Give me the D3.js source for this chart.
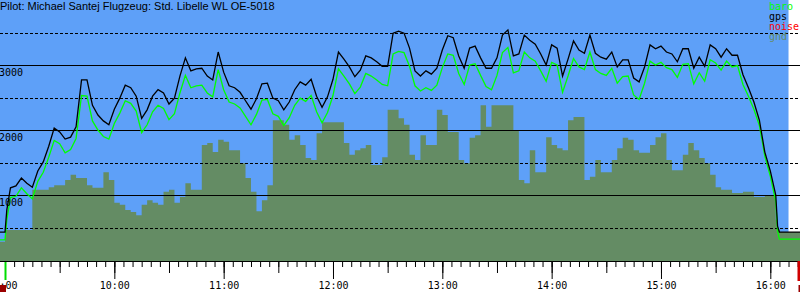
<!DOCTYPE html>
<html>
<head>
<meta charset="utf-8">
<script src="https://cdn.jsdelivr.net/npm/d3@7"></script>
<style>
  body { margin: 0; background: #fff; }
  svg { display: block; }
</style>
</head>
<body>
<div id="barogramm"></div>
<script>
const titel = "Pilot: Michael Santej Flugzeug: Std. Libelle WL OE-5018";

const zeiten = [
  "08:57","09:00","09:01","09:03","09:06","09:09","09:12","09:15","09:18","09:21","09:24",
  "09:27","09:30","09:33","09:36","09:39","09:42","09:45","09:48","09:51","09:54","09:57",
  "10:00","10:03","10:06","10:09","10:12","10:15","10:18","10:21","10:24","10:27",
  "10:30","10:33","10:36","10:39","10:42","10:45","10:48","10:51","10:54","10:57",
  "11:00","11:03","11:06","11:09","11:12","11:15","11:18","11:21","11:24","11:27",
  "11:30","11:33","11:36","11:39","11:42","11:45","11:48","11:51","11:54","11:57",
  "12:00","12:03","12:06","12:09","12:12","12:15","12:18","12:21","12:24","12:27",
  "12:30","12:33","12:36","12:39","12:42","12:45","12:48","12:51","12:54","12:57",
  "13:00","13:03","13:06","13:09","13:12","13:15","13:18","13:21","13:24","13:27",
  "13:30","13:33","13:36","13:39","13:42","13:45","13:48","13:51","13:54","13:57",
  "14:00","14:03","14:06","14:09","14:12","14:15","14:18","14:21","14:24","14:27",
  "14:30","14:33","14:36","14:39","14:42","14:45","14:48","14:51","14:54","14:57",
  "15:00","15:03","15:06","15:09","15:12","15:15","15:18","15:21","15:24","15:27",
  "15:30","15:33","15:36","15:39","15:42","15:45","15:48","15:51","15:54","15:57",
  "16:00","16:03","16:04","16:05","16:09","16:15","16:20"
];

const gpsHoehe = [
  430,430,770,1110,1140,1260,1180,1120,1370,1510,1750,
  2030,1970,1860,1890,2050,2770,2770,2380,2230,2140,2080,
  2320,2490,2690,2650,2520,2180,2310,2520,2620,2570,
  2400,2490,2830,3110,2910,2940,2950,2830,2770,3200,
  2890,2680,2650,2580,2450,2320,2480,2710,2720,2490,
  2450,2310,2430,2620,2740,2690,2780,2520,2350,2510,
  2780,3200,3090,2970,2820,2920,3140,3110,3050,2980,
  2980,3490,3520,3490,3260,2910,2830,2910,2860,2950,
  3230,3450,3420,3140,2950,3260,3290,3110,2950,2950,
  3110,3460,3540,3140,3170,3460,3380,3320,3170,3000,
  3310,3260,2830,3090,3370,3230,3180,3460,3180,3120,
  3090,3200,2970,3080,3080,2800,2740,2970,3310,3250,
  3290,3200,3170,3050,3250,3250,2950,3120,2980,3310,
  3250,3120,3250,3150,3150,2850,2650,2430,2150,1660,
  1370,1000,520,430,430,430,430
];

const baroHoehe = [
  310,310,620,960,980,1110,1020,940,1210,1350,1580,
  1840,1790,1650,1700,1870,2530,2520,2140,2000,1900,1860,
  2100,2260,2450,2410,2290,1960,2080,2280,2380,2330,
  2160,2250,2570,2840,2650,2680,2690,2570,2510,2930,
  2620,2430,2400,2340,2210,2080,2240,2460,2470,2250,
  2210,2070,2190,2380,2490,2440,2530,2280,2110,2270,
  2530,2940,2830,2710,2560,2660,2870,2830,2770,2700,
  2680,3170,3210,3190,2980,2680,2600,2650,2610,2690,
  2960,3170,3150,2870,2700,3000,3020,2840,2670,2620,
  2840,3190,3270,2880,2910,3200,3110,3060,2910,2750,
  3040,3000,2580,2830,3100,2970,2930,3200,2930,2870,
  2840,2950,2720,2820,2830,2540,2470,2720,3060,3000,
  3040,2960,2930,2810,3010,3020,2710,2880,2750,3080,
  3030,2920,3060,2970,2990,2700,2520,2320,2070,1600,
  1290,900,450,320,320,320,320
];

const gndHoehe = [
  280,460,460,460,460,460,460,1080,1080,1080,1120,
  1150,1150,1230,1310,1260,1260,1150,1110,1110,1350,1230,
  880,850,770,740,690,850,920,880,850,1050,
  1080,880,970,1180,1080,1080,1770,1800,1660,1850,
  1820,1690,1690,1490,1260,1050,750,920,1150,2150,
  2150,2080,1850,1920,1770,1570,1540,1950,2120,2120,
  2120,2120,1800,1620,1690,1720,1770,1460,1460,1580,
  2310,2310,2180,2080,1620,1540,1920,1770,1770,2310,
  2230,1970,1970,1540,1490,1880,1920,2380,2050,2380,
  2380,2380,2380,2000,1230,1180,1690,1350,1350,1890,
  1770,1720,1690,2150,2200,2200,1230,1280,1540,1350,
  1350,1540,1720,1880,1850,1690,1650,1650,1770,1890,
  1950,1540,1380,1380,1620,1800,1690,1570,1490,1310,
  1120,1080,1080,1030,1030,1050,1050,970,970,1000,
  1000,620,460,430,430,430,430
];

const hoehenLinien = [500, 1000, 1500, 2000, 2500, 3000, 3500];
const hoehenBeschriftung = [1000, 2000, 3000];
const legendenNamen = ["baro", "gps", "noise", "gnd"];
const startZeit = "09:00";
const endeDaten = "16:10";

console.assert(zeiten.length === gpsHoehe.length && zeiten.length === baroHoehe.length && zeiten.length === gndHoehe.length, "Längen passen nicht");

const parse = d3.timeParse("%H:%M");
const daten = zeiten.map((z, i) => ({
  zeit: parse(z),
  gps: gpsHoehe[i],
  baro: baroHoehe[i],
  gnd: gndHoehe[i]
}));

const breite = 800, hoehe = 300;
const unten = 261;

const svg = d3.select("#barogramm")
  .append("svg")
  .attr("width", breite)
  .attr("height", hoehe);

const x = d3.scaleTime()
  .domain([parse("09:00"), parse("16:00")])
  .range([5, 770.3]);

const y = d3.scaleLinear()
  .domain([0, 4000])
  .range([260, 0]);

const farben = { baro: "#00ff00", gps: "#000000", noise: "#ff0000", gnd: "#668c66" };

// Himmel
svg.append("rect")
  .attr("x", 0).attr("y", 0)
  .attr("width", x(parse(endeDaten)))
  .attr("height", unten)
  .attr("fill", "#5ea0f8");

// Gelände
svg.append("path")
  .datum(daten)
  .attr("fill", "#648c64")
  .attr("d", d3.area()
    .curve(d3.curveStepAfter)
    .x(d => x(d.zeit))
    .y0(unten)
    .y1(d => y(d.gnd)));

// Höhenlinien
svg.selectAll(".gitter")
  .data(hoehenLinien)
  .enter()
  .append("line")
  .attr("x1", 0).attr("x2", breite)
  .attr("y1", d => Math.round(y(d)) + 0.5)
  .attr("y2", d => Math.round(y(d)) + 0.5)
  .attr("stroke", "#000")
  .attr("stroke-width", 1)
  .attr("stroke-dasharray", d => d % 1000 === 0 ? null : "3,2");

// Baro und GPS
const linie = key => d3.line()
  .x(d => x(d.zeit))
  .y(d => y(d[key]));

svg.append("path")
  .datum(daten)
  .attr("fill", "none")
  .attr("stroke", farben.baro)
  .attr("stroke-width", 1.3)
  .attr("d", linie("baro"));

svg.append("path")
  .datum(daten)
  .attr("fill", "none")
  .attr("stroke", farben.gps)
  .attr("stroke-width", 1.3)
  .attr("d", linie("gps"));

// Höhenbeschriftung
svg.selectAll(".hlabel")
  .data(hoehenBeschriftung)
  .enter()
  .append("text")
  .attr("x", -1)
  .attr("y", d => Math.round(y(d)) + 10.5)
  .style("font", "10px 'DejaVu Sans Mono', monospace")
  .attr("fill", "#000")
  .text(d => d);

// Zeitachse
svg.append("line")
  .attr("x1", 0).attr("x2", breite)
  .attr("y1", unten + 0.5).attr("y2", unten + 0.5)
  .attr("stroke", "#000");

const alle5 = d3.timeMinute.every(5).range(parse("09:00"), parse("16:20"));
const alle30 = alle5.filter(d => d.getMinutes() % 30 === 0);
const stunden = alle5.filter(d => d.getMinutes() === 0);

function achse(werte, laenge, mitText) {
  const g = svg.append("g")
    .attr("transform", `translate(0, ${unten})`)
    .call(d3.axisBottom(x)
      .tickValues(werte)
      .tickSize(laenge)
      .tickPadding(3)
      .tickFormat(mitText ? d3.timeFormat("%-H:%M") : ""));
  g.select(".domain").remove();
  g.selectAll("text")
    .style("font", "10px 'DejaVu Sans Mono', monospace")
    .attr("fill", "#000");
  return g;
}
achse(alle5, 6, false);
achse(alle30, 12, false);
achse(stunden, 18, true);

// Start- und Lärmmarken
svg.append("rect")
  .attr("x", x(parse(startZeit)) - 0.5).attr("y", unten + 1)
  .attr("width", 2).attr("height", 18)
  .attr("fill", "#00dd00");
svg.append("rect")
  .attr("x", 0).attr("y", 285).attr("width", 6).attr("height", 7)
  .attr("fill", "#9a0000");
svg.append("rect")
  .attr("x", 797.5).attr("y", unten).attr("width", 3).attr("height", 20)
  .attr("fill", "#d00000");
svg.append("rect")
  .attr("x", 798.5).attr("y", 285).attr("width", 2).attr("height", 7)
  .attr("fill", "#9a0000");

// Titel
svg.append("text")
  .attr("x", 0).attr("y", 10)
  .style("font", "11px 'Liberation Sans', Arial, sans-serif")
  .attr("fill", "#000")
  .text(titel);

// Legende
svg.selectAll(".legende")
  .data(legendenNamen)
  .enter()
  .append("text")
  .attr("x", 769)
  .attr("y", (d, i) => 10 + i * 10)
  .style("font", "10px 'DejaVu Sans Mono', monospace")
  .attr("fill", d => farben[d])
  .text(d => d);
</script>
</body>
</html>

★ ★ ★

§ **Exercise details**
Starting at the top of the listing above, reproduce each line up to and including the one with "Santej Flugzeug: Std."; omit the pictures.

§ **Result of this exercise**
Give me the D3.js source for this chart.
<!DOCTYPE html>
<html>
<head>
<meta charset="utf-8">
<script src="https://cdn.jsdelivr.net/npm/d3@7"></script>
<style>
  body { margin: 0; background: #fff; }
  svg { display: block; }
</style>
</head>
<body>
<div id="barogramm"></div>
<script>
const titel = "Pilot: Michael Santej Flugzeug: Std. Libelle WL OE-5018";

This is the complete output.